INFORMATION SHOWN start

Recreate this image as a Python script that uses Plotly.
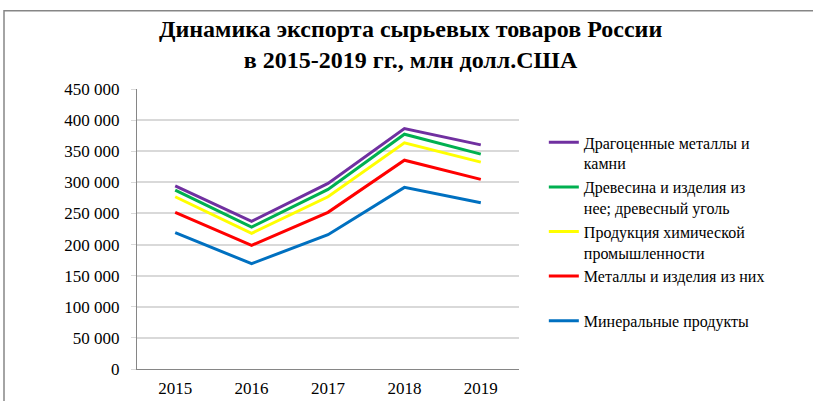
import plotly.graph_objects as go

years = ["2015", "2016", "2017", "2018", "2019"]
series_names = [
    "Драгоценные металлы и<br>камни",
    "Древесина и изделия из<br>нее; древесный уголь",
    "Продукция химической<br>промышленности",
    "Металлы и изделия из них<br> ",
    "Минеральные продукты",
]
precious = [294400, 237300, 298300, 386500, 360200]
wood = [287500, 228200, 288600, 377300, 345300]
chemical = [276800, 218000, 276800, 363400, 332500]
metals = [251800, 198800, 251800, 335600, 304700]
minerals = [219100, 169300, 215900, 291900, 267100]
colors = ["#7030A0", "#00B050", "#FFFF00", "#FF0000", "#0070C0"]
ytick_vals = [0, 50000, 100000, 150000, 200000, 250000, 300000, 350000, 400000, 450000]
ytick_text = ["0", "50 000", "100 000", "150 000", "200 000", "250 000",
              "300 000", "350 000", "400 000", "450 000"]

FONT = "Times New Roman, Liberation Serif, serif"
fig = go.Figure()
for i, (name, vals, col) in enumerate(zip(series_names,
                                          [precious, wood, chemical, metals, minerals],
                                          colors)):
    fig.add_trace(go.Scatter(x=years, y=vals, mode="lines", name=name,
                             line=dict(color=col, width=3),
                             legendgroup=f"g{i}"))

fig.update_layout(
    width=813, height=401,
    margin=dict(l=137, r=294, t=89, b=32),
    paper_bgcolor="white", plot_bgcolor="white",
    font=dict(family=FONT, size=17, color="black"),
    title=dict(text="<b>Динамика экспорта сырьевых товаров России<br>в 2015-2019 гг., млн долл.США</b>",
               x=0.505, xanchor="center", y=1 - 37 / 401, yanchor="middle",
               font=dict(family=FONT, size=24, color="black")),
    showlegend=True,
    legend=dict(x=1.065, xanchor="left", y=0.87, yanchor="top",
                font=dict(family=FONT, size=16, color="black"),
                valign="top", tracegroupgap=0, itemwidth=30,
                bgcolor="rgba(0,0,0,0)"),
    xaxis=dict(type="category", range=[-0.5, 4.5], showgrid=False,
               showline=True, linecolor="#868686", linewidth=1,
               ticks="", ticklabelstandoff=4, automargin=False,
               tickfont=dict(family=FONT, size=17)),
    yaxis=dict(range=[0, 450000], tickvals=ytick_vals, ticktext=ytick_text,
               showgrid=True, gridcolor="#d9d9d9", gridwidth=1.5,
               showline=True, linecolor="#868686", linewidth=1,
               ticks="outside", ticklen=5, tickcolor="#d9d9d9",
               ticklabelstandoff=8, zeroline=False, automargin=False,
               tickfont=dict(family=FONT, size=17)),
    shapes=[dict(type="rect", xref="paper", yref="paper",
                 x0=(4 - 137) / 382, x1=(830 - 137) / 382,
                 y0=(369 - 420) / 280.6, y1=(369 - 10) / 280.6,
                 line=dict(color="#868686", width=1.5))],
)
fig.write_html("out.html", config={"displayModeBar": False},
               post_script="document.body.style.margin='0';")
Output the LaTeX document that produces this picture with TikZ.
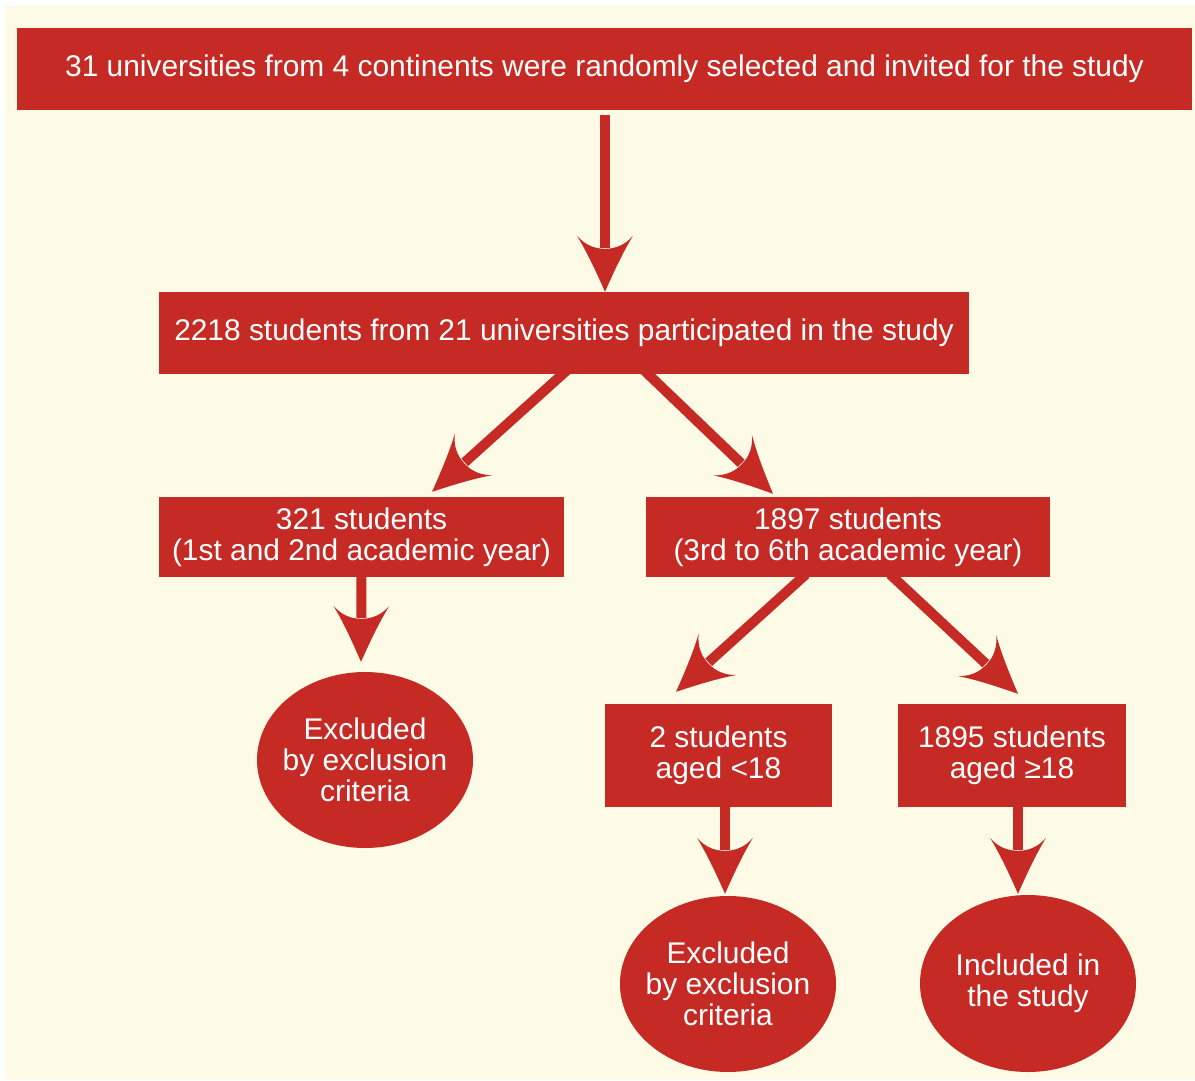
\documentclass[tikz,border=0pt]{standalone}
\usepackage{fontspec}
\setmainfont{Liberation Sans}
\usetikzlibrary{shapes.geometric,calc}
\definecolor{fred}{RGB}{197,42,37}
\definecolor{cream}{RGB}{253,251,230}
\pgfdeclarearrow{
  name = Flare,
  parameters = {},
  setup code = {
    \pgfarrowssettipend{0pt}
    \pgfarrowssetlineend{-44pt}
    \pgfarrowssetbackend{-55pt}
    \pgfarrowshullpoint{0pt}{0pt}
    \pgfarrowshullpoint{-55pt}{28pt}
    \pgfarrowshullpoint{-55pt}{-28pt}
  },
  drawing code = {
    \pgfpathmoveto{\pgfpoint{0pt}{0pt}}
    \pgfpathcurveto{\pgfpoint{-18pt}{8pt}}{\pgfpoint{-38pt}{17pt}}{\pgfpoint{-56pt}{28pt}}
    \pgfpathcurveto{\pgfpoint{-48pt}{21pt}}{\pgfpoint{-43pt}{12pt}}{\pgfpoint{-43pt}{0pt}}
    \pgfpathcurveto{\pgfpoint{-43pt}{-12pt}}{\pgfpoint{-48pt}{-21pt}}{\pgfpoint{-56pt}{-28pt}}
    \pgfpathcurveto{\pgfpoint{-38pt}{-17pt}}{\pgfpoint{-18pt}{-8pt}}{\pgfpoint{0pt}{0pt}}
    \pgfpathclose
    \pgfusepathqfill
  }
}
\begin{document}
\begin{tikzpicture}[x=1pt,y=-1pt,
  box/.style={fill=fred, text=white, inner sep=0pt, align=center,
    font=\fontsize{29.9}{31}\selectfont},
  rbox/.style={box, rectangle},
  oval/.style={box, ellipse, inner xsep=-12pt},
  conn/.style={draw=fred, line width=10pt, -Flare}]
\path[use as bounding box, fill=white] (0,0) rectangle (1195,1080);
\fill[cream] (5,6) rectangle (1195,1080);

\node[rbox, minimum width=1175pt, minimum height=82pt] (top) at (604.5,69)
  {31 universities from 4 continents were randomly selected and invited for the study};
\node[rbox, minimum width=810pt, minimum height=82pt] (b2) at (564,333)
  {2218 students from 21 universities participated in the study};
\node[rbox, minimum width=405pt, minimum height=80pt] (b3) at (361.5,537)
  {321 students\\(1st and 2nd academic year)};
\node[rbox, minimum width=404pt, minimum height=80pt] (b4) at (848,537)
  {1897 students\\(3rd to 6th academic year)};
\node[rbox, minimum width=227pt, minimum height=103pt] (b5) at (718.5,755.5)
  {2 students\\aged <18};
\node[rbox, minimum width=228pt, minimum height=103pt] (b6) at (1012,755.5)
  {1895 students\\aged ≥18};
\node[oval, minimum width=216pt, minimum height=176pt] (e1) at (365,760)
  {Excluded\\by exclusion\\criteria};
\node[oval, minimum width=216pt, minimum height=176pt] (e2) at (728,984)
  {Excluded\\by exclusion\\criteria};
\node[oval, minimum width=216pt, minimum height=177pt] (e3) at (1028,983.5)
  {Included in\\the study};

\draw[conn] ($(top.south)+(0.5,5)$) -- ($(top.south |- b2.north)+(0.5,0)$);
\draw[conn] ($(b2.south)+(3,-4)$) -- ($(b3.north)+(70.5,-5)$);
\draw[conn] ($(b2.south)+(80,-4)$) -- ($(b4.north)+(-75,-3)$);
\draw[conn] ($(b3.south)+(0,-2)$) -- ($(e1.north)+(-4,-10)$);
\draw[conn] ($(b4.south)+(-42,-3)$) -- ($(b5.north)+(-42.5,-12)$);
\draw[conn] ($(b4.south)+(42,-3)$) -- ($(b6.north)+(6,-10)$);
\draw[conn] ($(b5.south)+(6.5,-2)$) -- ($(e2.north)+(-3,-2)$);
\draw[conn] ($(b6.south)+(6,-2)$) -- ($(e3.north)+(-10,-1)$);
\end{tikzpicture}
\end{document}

INFORMATION SHOWN end

### WHAT TO PRODUCE:
Extract the full listing above verbatim; pictures are to be left out of the copy.

### CORRECT OUTPUT:
Recreate this image as a Python script that uses Plotly.
import plotly.graph_objects as go

years = ["2015", "2016", "2017", "2018", "2019"]
series_names = [
    "Драгоценные металлы и<br>камни",
    "Древесина и изделия из<br>нее; древесный уголь",
    "Продукция химической<br>промышленности",
    "Металлы и изделия из них<br> ",
    "Минеральные продукты",
]
precious = [294400, 237300, 298300, 386500, 360200]
wood = [287500, 228200, 288600, 377300, 345300]
chemical = [276800, 218000, 276800, 363400, 332500]
metals = [251800, 198800, 251800, 335600, 304700]
minerals = [219100, 169300, 215900, 291900, 267100]
colors = ["#7030A0", "#00B050", "#FFFF00", "#FF0000", "#0070C0"]
ytick_vals = [0, 50000, 100000, 150000, 200000, 250000, 300000, 350000, 400000, 450000]
ytick_text = ["0", "50 000", "100 000", "150 000", "200 000", "250 000",
              "300 000", "350 000", "400 000", "450 000"]

FONT = "Times New Roman, Liberation Serif, serif"
fig = go.Figure()
for i, (name, vals, col) in enumerate(zip(series_names,
                                          [precious, wood, chemical, metals, minerals],
                                          colors)):
    fig.add_trace(go.Scatter(x=years, y=vals, mode="lines", name=name,
                             line=dict(color=col, width=3),
                             legendgroup=f"g{i}"))

fig.update_layout(
    width=813, height=401,
    margin=dict(l=137, r=294, t=89, b=32),
    paper_bgcolor="white", plot_bgcolor="white",
    font=dict(family=FONT, size=17, color="black"),
    title=dict(text="<b>Динамика экспорта сырьевых товаров России<br>в 2015-2019 гг., млн долл.США</b>",
               x=0.505, xanchor="center", y=1 - 37 / 401, yanchor="middle",
               font=dict(family=FONT, size=24, color="black")),
    showlegend=True,
    legend=dict(x=1.065, xanchor="left", y=0.87, yanchor="top",
                font=dict(family=FONT, size=16, color="black"),
                valign="top", tracegroupgap=0, itemwidth=30,
                bgcolor="rgba(0,0,0,0)"),
    xaxis=dict(type="category", range=[-0.5, 4.5], showgrid=False,
               showline=True, linecolor="#868686", linewidth=1,
               ticks="", ticklabelstandoff=4, automargin=False,
               tickfont=dict(family=FONT, size=17)),
    yaxis=dict(range=[0, 450000], tickvals=ytick_vals, ticktext=ytick_text,
               showgrid=True, gridcolor="#d9d9d9", gridwidth=1.5,
               showline=True, linecolor="#868686", linewidth=1,
               ticks="outside", ticklen=5, tickcolor="#d9d9d9",
               ticklabelstandoff=8, zeroline=False, automargin=False,
               tickfont=dict(family=FONT, size=17)),
    shapes=[dict(type="rect", xref="paper", yref="paper",
                 x0=(4 - 137) / 382, x1=(830 - 137) / 382,
                 y0=(369 - 420) / 280.6, y1=(369 - 10) / 280.6,
                 line=dict(color="#868686", width=1.5))],
)
fig.write_html("out.html", config={"displayModeBar": False},
               post_script="document.body.style.margin='0';")
Output the LaTeX document that produces this picture with TikZ.
\documentclass[tikz,border=0pt]{standalone}
\usepackage{fontspec}
\setmainfont{Liberation Sans}
\usetikzlibrary{shapes.geometric,calc}
\definecolor{fred}{RGB}{197,42,37}
\definecolor{cream}{RGB}{253,251,230}
\pgfdeclarearrow{
  name = Flare,
  parameters = {},
  setup code = {
    \pgfarrowssettipend{0pt}
    \pgfarrowssetlineend{-44pt}
    \pgfarrowssetbackend{-55pt}
    \pgfarrowshullpoint{0pt}{0pt}
    \pgfarrowshullpoint{-55pt}{28pt}
    \pgfarrowshullpoint{-55pt}{-28pt}
  },
  drawing code = {
    \pgfpathmoveto{\pgfpoint{0pt}{0pt}}
    \pgfpathcurveto{\pgfpoint{-18pt}{8pt}}{\pgfpoint{-38pt}{17pt}}{\pgfpoint{-56pt}{28pt}}
    \pgfpathcurveto{\pgfpoint{-48pt}{21pt}}{\pgfpoint{-43pt}{12pt}}{\pgfpoint{-43pt}{0pt}}
    \pgfpathcurveto{\pgfpoint{-43pt}{-12pt}}{\pgfpoint{-48pt}{-21pt}}{\pgfpoint{-56pt}{-28pt}}
    \pgfpathcurveto{\pgfpoint{-38pt}{-17pt}}{\pgfpoint{-18pt}{-8pt}}{\pgfpoint{0pt}{0pt}}
    \pgfpathclose
    \pgfusepathqfill
  }
}
\begin{document}
\begin{tikzpicture}[x=1pt,y=-1pt,
  box/.style={fill=fred, text=white, inner sep=0pt, align=center,
    font=\fontsize{29.9}{31}\selectfont},
  rbox/.style={box, rectangle},
  oval/.style={box, ellipse, inner xsep=-12pt},
  conn/.style={draw=fred, line width=10pt, -Flare}]
\path[use as bounding box, fill=white] (0,0) rectangle (1195,1080);
\fill[cream] (5,6) rectangle (1195,1080);

\node[rbox, minimum width=1175pt, minimum height=82pt] (top) at (604.5,69)
  {31 universities from 4 continents were randomly selected and invited for the study};
\node[rbox, minimum width=810pt, minimum height=82pt] (b2) at (564,333)
  {2218 students from 21 universities participated in the study};
\node[rbox, minimum width=405pt, minimum height=80pt] (b3) at (361.5,537)
  {321 students\\(1st and 2nd academic year)};
\node[rbox, minimum width=404pt, minimum height=80pt] (b4) at (848,537)
  {1897 students\\(3rd to 6th academic year)};
\node[rbox, minimum width=227pt, minimum height=103pt] (b5) at (718.5,755.5)
  {2 students\\aged <18};
\node[rbox, minimum width=228pt, minimum height=103pt] (b6) at (1012,755.5)
  {1895 students\\aged ≥18};
\node[oval, minimum width=216pt, minimum height=176pt] (e1) at (365,760)
  {Excluded\\by exclusion\\criteria};
\node[oval, minimum width=216pt, minimum height=176pt] (e2) at (728,984)
  {Excluded\\by exclusion\\criteria};
\node[oval, minimum width=216pt, minimum height=177pt] (e3) at (1028,983.5)
  {Included in\\the study};

\draw[conn] ($(top.south)+(0.5,5)$) -- ($(top.south |- b2.north)+(0.5,0)$);
\draw[conn] ($(b2.south)+(3,-4)$) -- ($(b3.north)+(70.5,-5)$);
\draw[conn] ($(b2.south)+(80,-4)$) -- ($(b4.north)+(-75,-3)$);
\draw[conn] ($(b3.south)+(0,-2)$) -- ($(e1.north)+(-4,-10)$);
\draw[conn] ($(b4.south)+(-42,-3)$) -- ($(b5.north)+(-42.5,-12)$);
\draw[conn] ($(b4.south)+(42,-3)$) -- ($(b6.north)+(6,-10)$);
\draw[conn] ($(b5.south)+(6.5,-2)$) -- ($(e2.north)+(-3,-2)$);
\draw[conn] ($(b6.south)+(6,-2)$) -- ($(e3.north)+(-10,-1)$);
\end{tikzpicture}
\end{document}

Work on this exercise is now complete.